Deutschland noch ein Rechtsstaat?

Doch es kommt noch schlimmer für Deutschland und dessen sonst so eilfertig bemühtes Ansehen in der Welt: Die Vereinten Nationen in Gestalt ihres Sonderberichterstatters für Meinungsfreiheit, David Kaye, sehen in Deutschland die Freiheit in Gefahr. Kaye wandte sich am 1. Juni mit einem Offenen Brief an die Bundesregierung, den diese innerhalb von 60 Tagen zu beantworten hat, um seine Befürchtungen, seine Sorge um die Meinungsfreiheit in Deutschland, auszudrücken.

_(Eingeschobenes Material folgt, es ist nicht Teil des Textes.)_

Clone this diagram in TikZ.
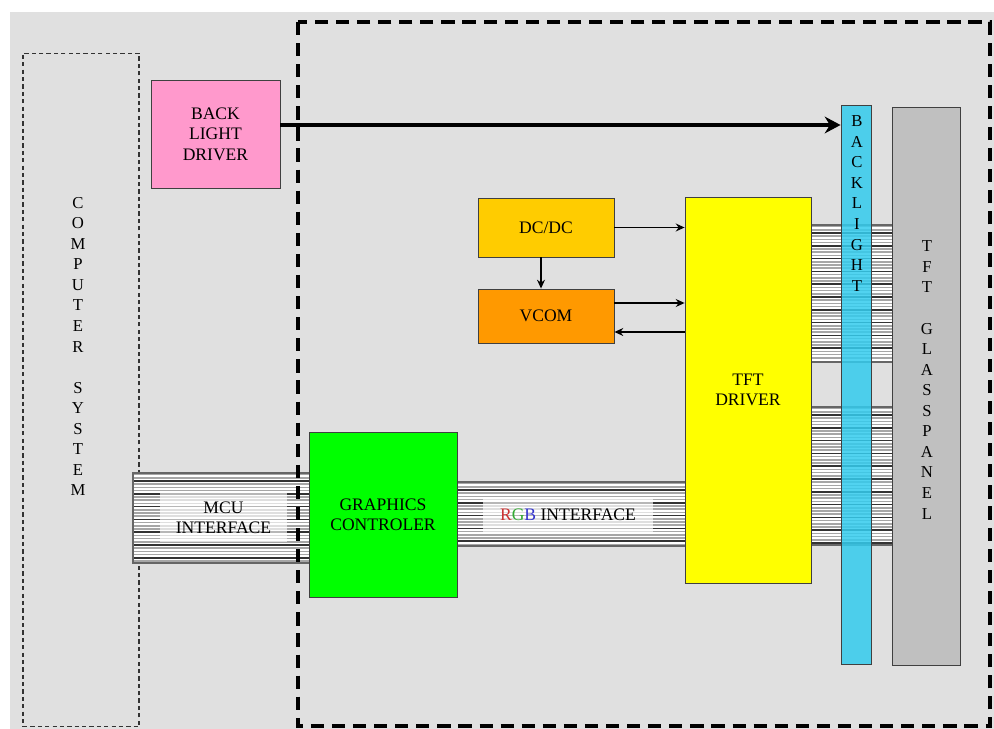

Ein solches Vorgehen kannte man bisher eher bei Adressaten aus Zimbabwe, Kasachstan, Vietnam. Neuerdings muss sich Berlin die peinliche Frage gefallen lassen, ob die im Gesetzentwurf vorgesehenen Maßnahmen den Menschenrechten Genüge tun und ob auf derart vagen Begriffen wie „soziales Netzwerk“, „offensichtlich rechtswidrig“ und „Beleidigungen“ ein Gesetz basieren dürfe, das internationalen Rechtsstandards entspreche, zu deren Einhaltung sich Deutschland verpflichtet habe. Dank Maas muss Deutschland nun offiziell auf internationaler Bühne bekräftigen, was bisher als unstrittig galt: dass es ein Rechtsstaat sei.

Gefahr für die Demokratie

Da ist es gar nicht nötig, noch das für den Branchenverband Bitkom erstellte Gutachten der Rechtsprofessoren Karl-Heinz Ladeur und Tobias Gostomzyk heranzuziehen, die das geplante Gesetz „aufgrund der schweren verfassungsrechtlichen Bedenken insgesamt nicht haltbar“ nennen. Es verstoße „sowohl formell als auch materiell gegen das Grundgesetz“ – oder die Stellungnahme des aufstrebenden „Freiheitlich-konservativen Aufbruchs in der Union“, der zufolge „dieses unsägliche Gesetz“ nun „kritische konservative und bürgerliche Aktivisten (…) mundtot“ machen wolle: Das Netzwerkdurchsetzungsgesetz ist handwerklicher Murks, und es ist eine Gefahr für die Demokratie.

Maas, der als Freiheitsabbauminister in die Annalen eingehen könnte, sorgt für den Fall seines Scheiterns freilich vor und bemüht sich um eine Anschlussverwendung. Er hat gerade ein Sachbuch namens „Aufstehen statt wegducken: Eine Strategie gegen Rechts“ geschrieben oder schreiben lassen. Es ist bei Piper erschienen, wurde aber bisher nicht ins Deutsche übersetzt.